【書評】岩井秀一郎『最後の参謀総長 梅津美治郎』(祥伝社、2021年)

去る12月10日(金)、岩井秀一郎先生のご新著『最後の参謀総長 梅津美治郎』(祥伝社、2021年)が刊行されました。

本書は、1944(昭和19)年7月に参謀総長となり、翌年9月2日に戦艦ミズーリ号の艦上で大本営全権として降伏文書調印式に臨んだ「最後の参謀総長」梅津美治郎を取り上げ、大分県中津町に生まれた「是永美治郎」が2・26事件、ノモンハン事件、ポツダム宣言受諾と敗戦処理の3つの「後始末」を行うに至ったかを検討します。

陸軍大学校を首席で卒業したことが示す明晰な頭脳を持ちながら、派閥を形成したり他の軍人兵士と「親分子分」の関係を作らなかったこと、さらに喜怒哀楽を示さない態度であったことなどから、「陰謀家」「何を考えているか分からない」「統制派の巨頭」といった批判を受けて来たのが梅津でした。

その様な梅津の足跡をこれまでの研究成果や各種の史資料、さらに梅津家への聞き取りと資料調査によって描くことで明らかになるのは、軍人の政治への干与を強く戒めた「軍人勅諭」に忠実であった姿です。

一方で、軍人の本分を守り、政治と距離をとったことで、かえって軍が危機的な状況を迎えた際に梅津が輿望を担って「後始末」の役目を託されたという事実は、昭和に入ってからの軍部が常態を逸するだけでなく、異常な状況が改められないままであったことをわれわれに教えます。

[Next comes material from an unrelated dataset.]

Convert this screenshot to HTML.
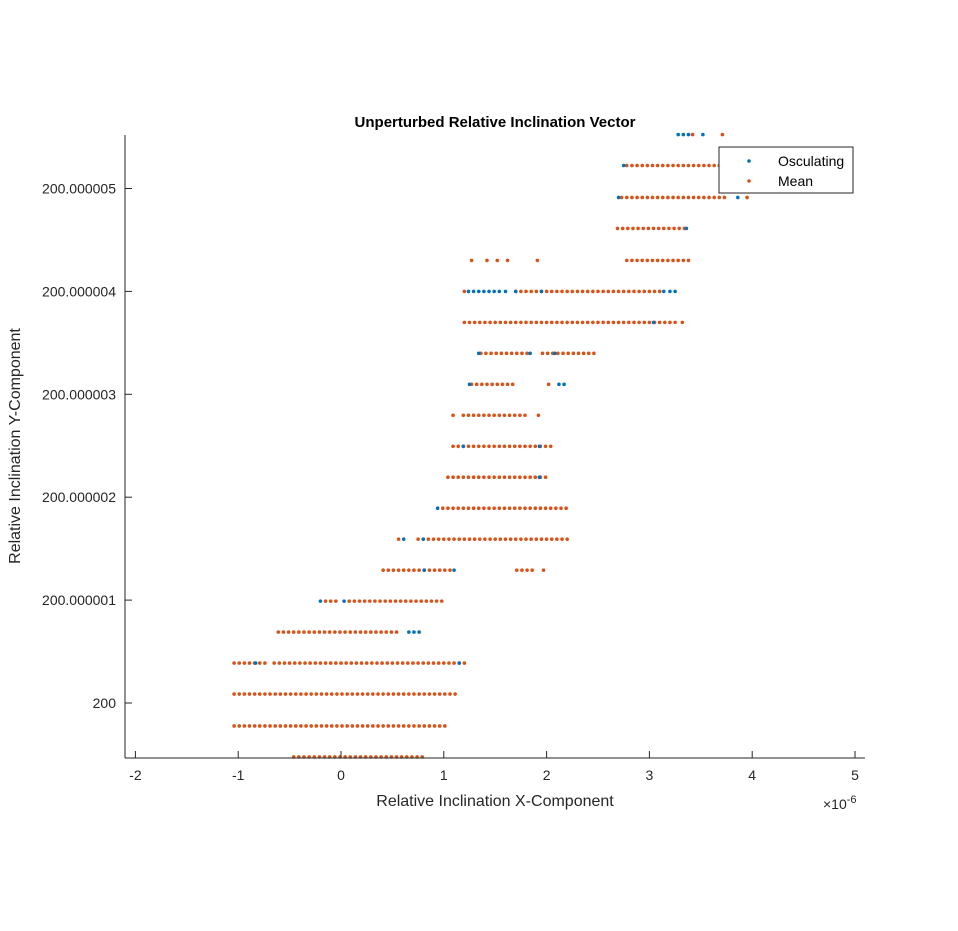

それとともに、「東條英機ではなく梅津が首相兼陸相であれば日米開戦を避けられた」といった主張について、その時代を経験していないわれわれが安易に判断するのは避けるべきという著者の抑制的な態度(本書245頁)は、梅津の禁欲的ともいえる態度に通じるものがあります。

こうした姿勢は梅津に対する評価を著しく高めたり過小に見積もることを避け、秩序を重んじ、慎重に事柄を進めつつ判断すべき時に適切な判断を下す梅津の姿を明瞭に描き出すことに大きく寄与しています。

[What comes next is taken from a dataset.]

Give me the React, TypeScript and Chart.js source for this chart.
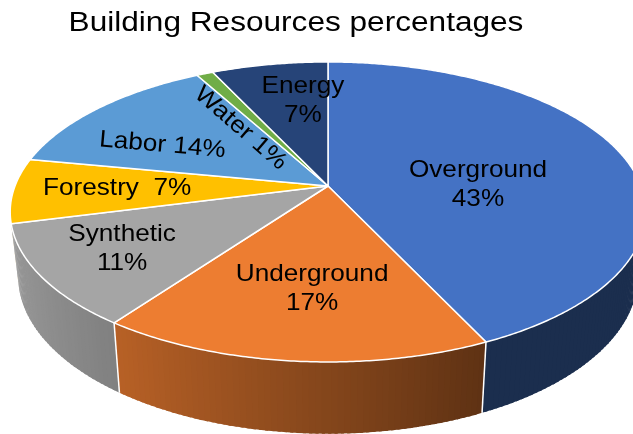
import React, { useEffect, useRef } from 'react';
import { Chart, registerables } from 'chart.js';

Chart.register(...registerables);

// ---- data ----
const TITLE = 'Building Resources percentages';
const CATEGORIES = ['Overground', 'Underground', 'Synthetic', 'Forestry', 'Labor', 'Water', 'Energy'];
const VALUES = [43, 17, 11, 7, 14, 1, 7];

// ---- styles ----
const TOP_COLORS = ['#4472C4', '#ED7D31', '#A5A5A5', '#FFC000', '#5B9BD5', '#70AD47', '#264478'];
const LABEL_ANGLE_SHIFT = [11.6, -1.3, 0.8, 0.4, -8, -8.2, 4.8];
const LABEL_RADIUS = [0.48, 0.633, 0.733, 0.672, 0.63, 0.52, 0.656];
const LABEL_ROTATION = [0, 0, 0, 0, 5, 41, 0];
const LABEL_SEPARATOR = ['\n', '\n', '\n', '  ', ' ', ' ', '\n'];

const FONT = '"Liberation Sans", Arial, sans-serif';
const CX = 328;
const CY = 186;
const RX = 313;
const RY = 145.5;
const K = 0.173;
const DEPTH = 63;
const SHRINK = 0.975;

function proj(theta: number, r: number, z: number) {
  const u = r * Math.cos(theta);
  const v = r * Math.sin(theta);
  const w = 1 / (1 - K * v);
  const x = RX * u * w;
  const y = RY * v * w;
  if (z === 0) return { x: CX + x, y: CY + y };
  return { x: CX + x * SHRINK, y: CY + y * SHRINK + DEPTH * w };
}

function hexToRgb(h: string) {
  const n = parseInt(h.slice(1), 16);
  return [(n >> 16) & 255, (n >> 8) & 255, n & 255];
}

function shade(hex: string, theta: number) {
  const f = Math.min(1, Math.max(0.4, 0.558 + 0.373 * Math.cos(theta - Math.PI)));
  const [r, g, b] = hexToRgb(hex);
  return `rgb(${Math.round(r * f)},${Math.round(g * f)},${Math.round(b * f)})`;
}

const pie3d = {
  id: 'pie3d',
  beforeDatasetsDraw(chart: any) {
    const ctx: CanvasRenderingContext2D = chart.ctx;
    const meta = chart.getDatasetMeta(0);
    const arcs = meta.data.map((el: any) => el.getProps(['startAngle', 'endAngle'], true));
    ctx.save();
    const step = Math.PI / 180;
    const overlap = step * 0.5;
    const strips: any[] = [];
    arcs.forEach((a: any, i: number) => {
      const n = Math.max(1, Math.ceil((a.endAngle - a.startAngle) / step));
      const d = (a.endAngle - a.startAngle) / n;
      for (let j = 0; j < n; j++) {
        const ta = a.startAngle + j * d;
        const tb = Math.min(a.endAngle, ta + d + overlap);
        strips.push({ i, ta, tb, mid: ta + d / 2 });
      }
    });
    strips.sort((p, q) => Math.sin(p.mid) - Math.sin(q.mid));
    strips.forEach((s) => {
      const p1 = proj(s.ta, 1, 0);
      const p2 = proj(s.tb, 1, 0);
      const p3 = proj(s.tb, 1, 1);
      const p4 = proj(s.ta, 1, 1);
      const pts = [p1, p2, p3, p4];
      let area = 0;
      for (let k = 0; k < 4; k++) {
        const a = pts[k];
        const b = pts[(k + 1) % 4];
        area += a.x * b.y - b.x * a.y;
      }
      if (area >= 0) return; // back-facing
      ctx.beginPath();
      ctx.moveTo(p1.x, p1.y);
      ctx.lineTo(p2.x, p2.y);
      ctx.lineTo(p3.x, p3.y);
      ctx.lineTo(p4.x, p4.y);
      ctx.closePath();
      ctx.fillStyle = shade(TOP_COLORS[s.i], s.mid);
      ctx.fill();
    });
    // white edges at slice boundaries on the side
    ctx.strokeStyle = '#ffffff';
    ctx.lineWidth = 1.5;
    arcs.forEach((a: any) => {
      const t = a.startAngle;
      if (Math.sin(t) > 0.3) {
        const p = proj(t, 1, 0);
        const q = proj(t, 1, 1);
        ctx.beginPath();
        ctx.moveTo(p.x, p.y);
        ctx.lineTo(q.x, q.y);
        ctx.stroke();
      }
    });
    // top faces
    arcs.forEach((a: any, i: number) => {
      const c = proj(0, 0, 0);
      ctx.beginPath();
      ctx.moveTo(c.x, c.y);
      const n = Math.max(2, Math.ceil((a.endAngle - a.startAngle) / (step / 2)));
      for (let j = 0; j <= n; j++) {
        const t = a.startAngle + ((a.endAngle - a.startAngle) * j) / n;
        const p = proj(t, 1, 0);
        ctx.lineTo(p.x, p.y);
      }
      ctx.closePath();
      ctx.fillStyle = TOP_COLORS[i];
      ctx.fill();
      ctx.strokeStyle = '#ffffff';
      ctx.lineWidth = 1.5;
      ctx.lineJoin = 'round';
      ctx.stroke();
    });
    ctx.restore();
    return false;
  },
  afterDraw(chart: any) {
    const ctx: CanvasRenderingContext2D = chart.ctx;
    const meta = chart.getDatasetMeta(0);
    const total = VALUES.reduce((s, v) => s + v, 0);
    ctx.save();
    // title
    ctx.fillStyle = '#000000';
    ctx.font = `27px ${FONT}`;
    ctx.textAlign = 'center';
    ctx.textBaseline = 'alphabetic';
    ctx.save();
    ctx.translate(296, 31);
    ctx.scale(1.17, 1);
    ctx.fillText(TITLE, 0, 0);
    ctx.restore();
    // labels
    ctx.font = `24px ${FONT}`;
    ctx.textBaseline = 'middle';
    meta.data.forEach((el: any, i: number) => {
      const a = el.getProps(['startAngle', 'endAngle'], true);
      const mid = (a.startAngle + a.endAngle) / 2 + (LABEL_ANGLE_SHIFT[i] * Math.PI) / 180;
      const p = proj(mid, LABEL_RADIUS[i], 0);
      const pct = Math.round((VALUES[i] / total) * 100);
      const lines = (CATEGORIES[i] + LABEL_SEPARATOR[i] + pct + '%').split('\n');
      const lh = 29;
      ctx.save();
      ctx.translate(p.x, p.y);
      ctx.rotate((LABEL_ROTATION[i] * Math.PI) / 180);
      ctx.scale(1.09, 1);
      lines.forEach((ln, j) => {
        ctx.fillText(ln, 0, (j - (lines.length - 1) / 2) * lh);
      });
      ctx.restore();
    });
    ctx.restore();
  },
};

export default function App() {
  const ref = useRef<HTMLCanvasElement | null>(null);
  useEffect(() => {
    if (!ref.current) return;
    const chart = new Chart(ref.current, {
      type: 'pie',
      data: {
        labels: CATEGORIES,
        datasets: [{ data: VALUES, backgroundColor: TOP_COLORS, borderColor: '#ffffff', borderWidth: 1.5 }],
      },
      options: {
        animation: false,
        responsive: true,
        maintainAspectRatio: false,
        events: [],
        plugins: {
          legend: { display: false },
          tooltip: { enabled: false },
          title: { display: false },
        },
      },
      plugins: [pie3d],
    });
    return () => chart.destroy();
  }, []);
  return (
    <div style={{ position: 'fixed', left: 0, top: 0, width: 633, height: 434, background: '#ffffff' }}>
      <canvas ref={ref} />
    </div>
  );
}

梅津家が所蔵する一家団欒の様子を収めた写真(本書115頁)といった一人の人間としての等身大の像も紹介する『最後の参謀総長 梅津美治郎』は、これまでの梅津美治郎研究を概観するために好適であるとともに、今後の梅津研究のために不可欠な一冊といえるでしょう。

<Executive Summary>
Book Review: Shuichiro Iwai's "Yoshijiro Umezu, the Last Chief of the Army General Staff" (Yusuke Suzumura)

Mr. Shuichiro Iwai published a book titled Yoshijiro Umezu, the Last Chief of the Army General Staff from Shodensha on 10th December 2021.